Leave out all pictures. Return exactly the lines from the top of the material through the line containing "const stepDays = 7;".
— BEGIN —
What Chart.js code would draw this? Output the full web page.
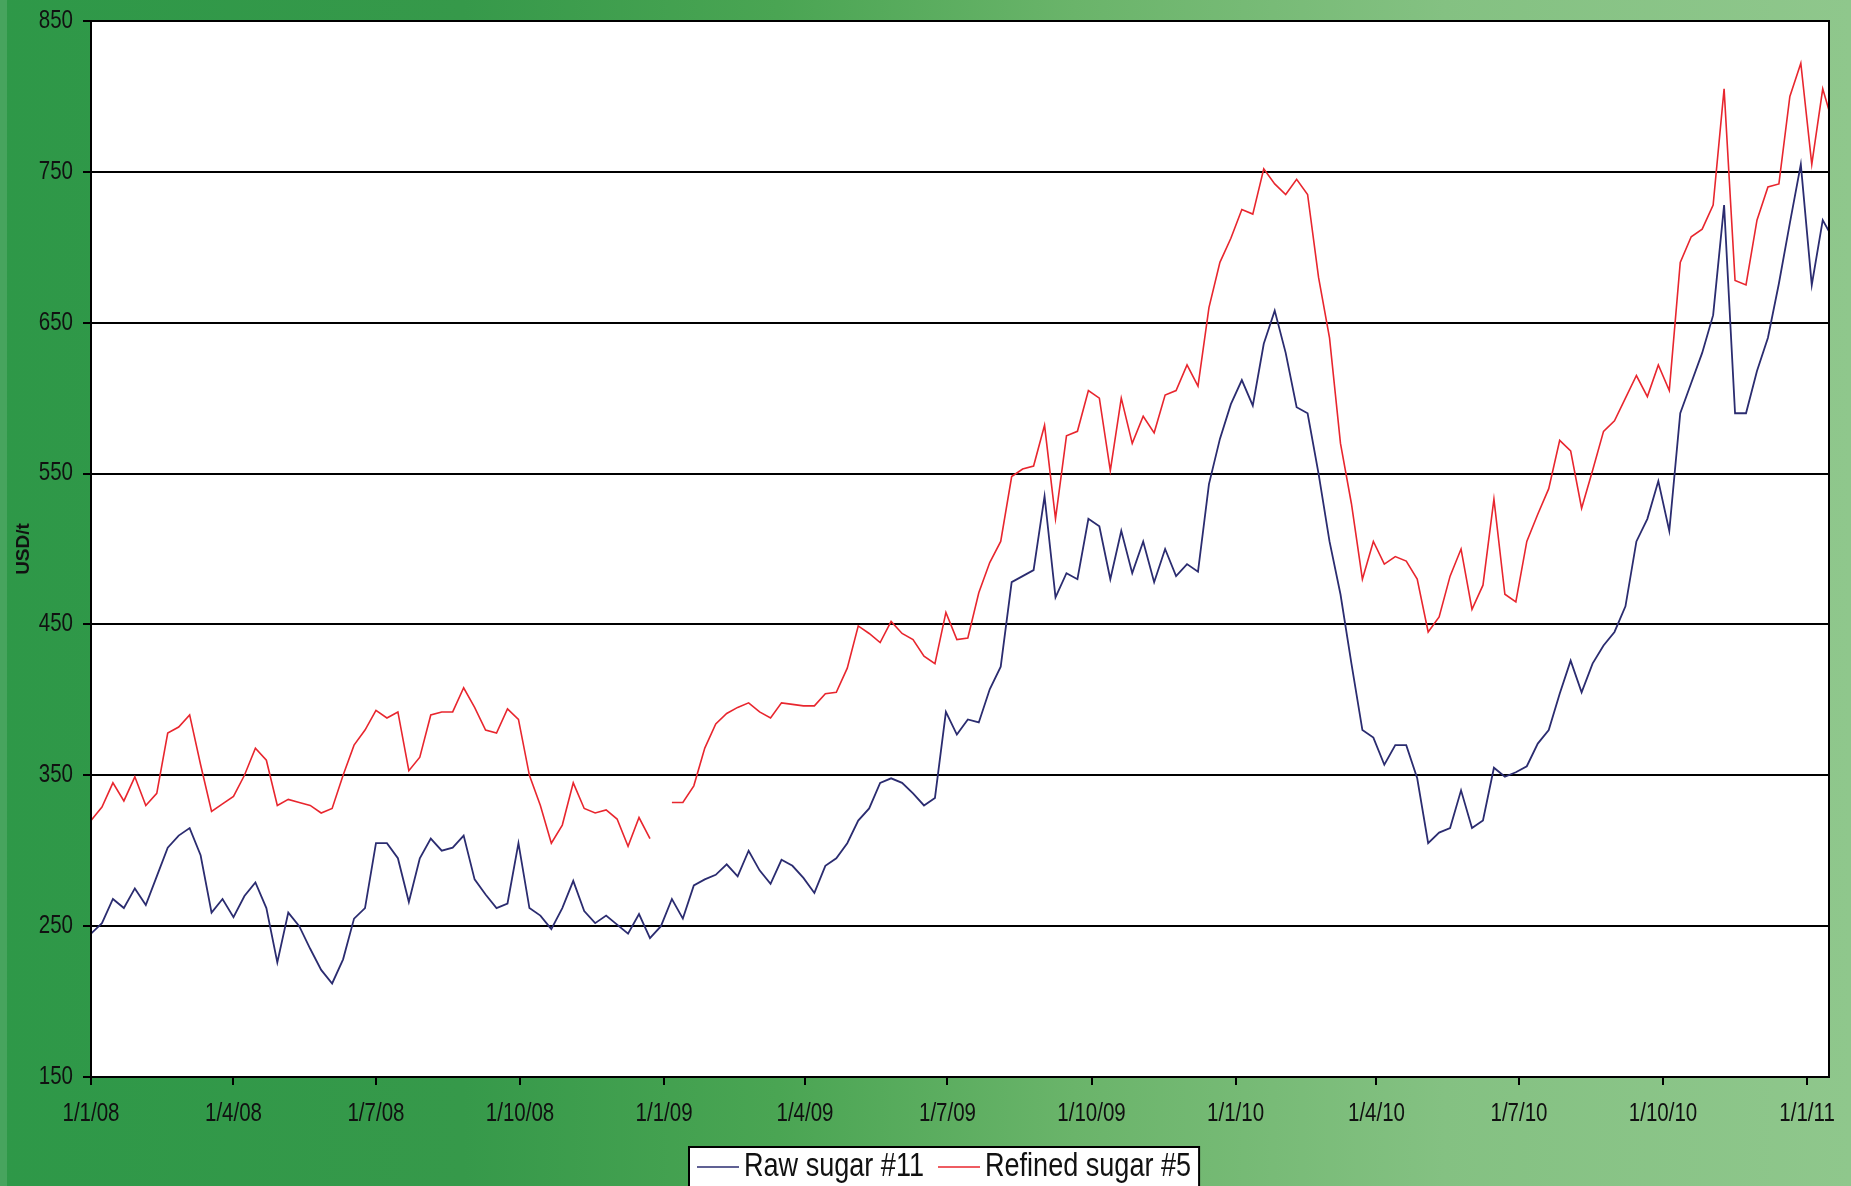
<!DOCTYPE html>
<html>
<head>
<meta charset="utf-8">
<title>Raw and refined sugar prices</title>
<script src="https://cdn.jsdelivr.net/npm/chart.js@4.4.1/dist/chart.umd.min.js"></script>
<style>
  html, body { margin: 0; padding: 0; }
  body {
    width: 1851px; height: 1186px; overflow: hidden;
    background: linear-gradient(to right, #2e9848 0%, #36994a 25%, #4aa553 42%, #6ab46a 58%, #84c182 78%, #8fc78c 100%);
  }
  #wrap { position: relative; width: 1851px; height: 1186px; }
  #edge { position: absolute; left: 0; top: 0; width: 7px; height: 1186px; background: rgba(255,255,255,0.12); }
  canvas { position: absolute; left: 0; top: 0; }
</style>
</head>
<body>
<div id="wrap">
  <div id="edge"></div>
  <canvas id="chart" width="1851" height="1186"></canvas>
</div>
<script>
// Weekly closing prices, USD per tonne, one value every 7 days from 1 Jan 2008.
const seriesStart = '2008-01-01';
const stepDays = 7;

const rawSugar = [
  245, 252, 268, 262, 275, 264, 283, 302, 310, 315,
  297, 259, 268, 256, 270, 279, 262, 226, 259, 250,
  235, 221, 212, 228, 255, 262, 305, 305, 295, 266,
  295, 308, 300, 302, 310, 281, 271, 262, 265, 305,
  262, 257, 248, 262, 280, 260, 252, 257, 251, 245,
  258, 242, 250, 268, 255, 277, 281, 284, 291, 283,
  300, 287, 278, 294, 290, 282, 272, 290, 295, 305,
  320, 328, 345, 348, 345, 338, 330, 335, 392, 377,
  387, 385, 407, 422, 478, 482, 486, 535, 468, 484,
  480, 520, 515, 480, 512, 484, 505, 478, 500, 482,
  490, 485, 543, 573, 596, 612, 595, 636, 658, 630,
  594, 590, 550, 505, 470, 424, 380, 375, 357, 370,
  370, 348, 305, 312, 315, 340, 315, 320, 355, 349,
  352, 356, 371, 380, 404, 426, 405, 424, 436, 445,
  462, 505, 520, 545, 512, 590, 610, 630, 655, 728,
  590, 590, 618, 640, 676, 716, 755, 675, 718, 705
];

const refinedSugar = [
  320, 329, 345, 333, 349, 330, 338, 378, 382, 390,
  357, 326, 331, 336, 350, 368, 360, 330, 334, 332,
  330, 325, 328, 350, 370, 380, 393, 388, 392, 353,
  362, 390, 392, 392, 408, 395, 380, 378, 394, 387,
  350, 330, 305, 317, 345, 328, 325, 327, 321, 303,
  322, 308, null, 332, 332, 343, 368, 384, 391, 395,
  398, 392, 388, 398, 397, 396, 396, 404, 405, 421,
  449, 444, 438, 452, 444, 440, 429, 424, 458, 440,
  441, 471, 491, 505, 548, 553, 555, 582, 520, 575,
  578, 605, 600, 552, 600, 570, 588, 577, 602, 605,
  622, 608, 660, 690, 706, 725, 722, 752, 742, 735,
  745, 735, 680, 640, 570, 530, 480, 505, 490, 495,
  492, 480, 445, 455, 482, 500, 460, 476, 533, 470,
  465, 505, 523, 540, 572, 565, 527, 552, 578, 585,
  600, 615, 601, 622, 605, 690, 707, 712, 728, 805,
  678, 675, 718, 740, 742, 800, 822, 755, 805, 780
];

const seriesNames = ['Raw sugar #11', 'Refined sugar #5'];
const seriesColors = ['#2b2c70', '#e8262e'];

const tickDates = [
  '2008-01-01', '2008-04-01', '2008-07-01', '2008-10-01',
  '2009-01-01', '2009-04-01', '2009-07-01', '2009-10-01',
  '2010-01-01', '2010-04-01', '2010-07-01', '2010-10-01',
  '2011-01-01'
];
const tickLabels = [
  '1/1/08', '1/4/08', '1/7/08', '1/10/08',
  '1/1/09', '1/4/09', '1/7/09', '1/10/09',
  '1/1/10', '1/4/10', '1/7/10', '1/10/10',
  '1/1/11'
];
const axisEnd = '2011-01-15';
const yMin = 150, yMax = 850, yStep = 100;

const DAY_MS = 86400000;
const dayIndex = s => Math.round((Date.parse(s + 'T00:00:00Z') - Date.parse(seriesStart + 'T00:00:00Z')) / DAY_MS);
const tickDays = tickDates.map(dayIndex);
const toPoints = values => values.map((v, i) => ({ x: i * stepDays, y: v }));

const FONT = "'Liberation Sans', Arial, sans-serif";
const NARROW = 0.82;   // horizontal squeeze giving a condensed face

// Draws text squeezed horizontally around its anchor point.
function narrowText(ctx, text, x, y, align) {
  ctx.save();
  ctx.translate(x, y);
  ctx.scale(NARROW, 1);
  ctx.textAlign = align;
  ctx.textBaseline = 'middle';
  ctx.fillText(text, 0, 0);
  ctx.restore();
}

// White plot background and a black frame round the plot area.
const plotFrame = {
  id: 'plotFrame',
  beforeDraw(chart) {
    const a = chart.chartArea, ctx = chart.ctx;
    ctx.save();
    ctx.fillStyle = '#ffffff';
    ctx.fillRect(a.left, a.top, a.right - a.left, a.bottom - a.top);
    ctx.restore();
  },
  afterDatasetsDraw(chart) {
    const a = chart.chartArea, ctx = chart.ctx;
    ctx.save();
    ctx.strokeStyle = '#000';
    ctx.lineWidth = 2;
    ctx.strokeRect(a.left, a.top, a.right - a.left, a.bottom - a.top);
    ctx.restore();
  }
};

// Condensed tick labels placed at the scales' own tick positions.
const condensedTicks = {
  id: 'condensedTicks',
  afterDraw(chart) {
    const ctx = chart.ctx;
    const xs = chart.scales.x, ys = chart.scales.y;
    ctx.save();
    ctx.fillStyle = '#111';
    ctx.font = '25px ' + FONT;
    xs.ticks.forEach(t => {
      const label = tickLabels[tickDays.indexOf(t.value)];
      narrowText(ctx, label, xs.getPixelForValue(t.value), xs.top + 37, 'center');
    });
    ys.ticks.forEach(t => {
      narrowText(ctx, String(t.value), ys.right - 18, ys.getPixelForValue(t.value), 'right');
    });
    ctx.restore();
  }
};

// Boxed legend below the date axis.
const boxedLegend = {
  id: 'boxedLegend',
  afterDraw(chart) {
    const ctx = chart.ctx;
    const sets = chart.data.datasets;
    const sample = 42, gap = 5, itemGap = 14, padX = 8;
    ctx.save();
    ctx.font = '33px ' + FONT;
    const textW = s => ctx.measureText(s).width * NARROW;
    let w = padX * 2;
    sets.forEach((d, i) => {
      w += sample + gap + textW(d.label);
      if (i < sets.length - 1) w += itemGap;
    });
    const top = 1147, h = 60, left = 689;
    ctx.fillStyle = '#fff';
    ctx.fillRect(left, top, w, h);
    ctx.strokeStyle = '#000';
    ctx.lineWidth = 2;
    ctx.strokeRect(left, top, w, h);
    const cy = 1167;
    let x = left + padX;
    sets.forEach((d) => {
      ctx.strokeStyle = d.borderColor;
      ctx.lineWidth = 1.6;
      ctx.beginPath();
      ctx.moveTo(x, cy);
      ctx.lineTo(x + sample, cy);
      ctx.stroke();
      x += sample + gap;
      ctx.fillStyle = '#111';
      narrowText(ctx, d.label, x, cy, 'left');
      x += textW(d.label) + itemGap;
    });
    ctx.restore();
  }
};

new Chart(document.getElementById('chart'), {
  type: 'line',
  data: {
    datasets: [
      {
        label: seriesNames[0],
        data: toPoints(rawSugar),
        borderColor: seriesColors[0],
        borderWidth: 1.8,
        pointRadius: 0,
        tension: 0,
        spanGaps: false
      },
      {
        label: seriesNames[1],
        data: toPoints(refinedSugar),
        borderColor: seriesColors[1],
        borderWidth: 1.6,
        pointRadius: 0,
        tension: 0,
        spanGaps: false
      }
    ]
  },
  options: {
    responsive: false,
    animation: false,
    devicePixelRatio: 1,
    layout: { padding: { left: 0, top: 21, right: 22, bottom: 0 } },
    plugins: {
      legend: { display: false },
      tooltip: { enabled: false }
    },
    scales: {
      x: {
        type: 'linear',
        min: 0,
        max: dayIndex(axisEnd),
        afterBuildTicks(scale) { scale.ticks = tickDays.map(v => ({ value: v })); },
        afterFit(scale) { scale.height = 109; },
        ticks: { display: false, autoSkip: false, maxRotation: 0, minRotation: 0 },
        grid: { drawOnChartArea: false, drawTicks: true, tickLength: 8, color: '#000', lineWidth: 2 },
        border: { color: '#000', width: 2 }
      },
      y: {
        min: yMin,
        max: yMax,
        afterFit(scale) { scale.width = 91; },
        ticks: { display: false, stepSize: yStep },
        grid: { color: '#000', lineWidth: 2, tickLength: 8 },
        border: { color: '#000', width: 2 },
        title: {
          display: true,
          text: 'USD/t',
          color: '#111',
          font: { family: FONT, size: 19, weight: 'bold' },
          padding: { top: 12, bottom: 0 }
        }
      }
    }
  },
  plugins: [plotFrame, condensedTicks, boxedLegend]
});
</script>
</body>
</html>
— END —
**Reply to the exercise**:
What Chart.js code would draw this? Output the full web page.
<!DOCTYPE html>
<html>
<head>
<meta charset="utf-8">
<title>Raw and refined sugar prices</title>
<script src="https://cdn.jsdelivr.net/npm/chart.js@4.4.1/dist/chart.umd.min.js"></script>
<style>
  html, body { margin: 0; padding: 0; }
  body {
    width: 1851px; height: 1186px; overflow: hidden;
    background: linear-gradient(to right, #2e9848 0%, #36994a 25%, #4aa553 42%, #6ab46a 58%, #84c182 78%, #8fc78c 100%);
  }
  #wrap { position: relative; width: 1851px; height: 1186px; }
  #edge { position: absolute; left: 0; top: 0; width: 7px; height: 1186px; background: rgba(255,255,255,0.12); }
  canvas { position: absolute; left: 0; top: 0; }
</style>
</head>
<body>
<div id="wrap">
  <div id="edge"></div>
  <canvas id="chart" width="1851" height="1186"></canvas>
</div>
<script>
// Weekly closing prices, USD per tonne, one value every 7 days from 1 Jan 2008.
const seriesStart = '2008-01-01';
const stepDays = 7;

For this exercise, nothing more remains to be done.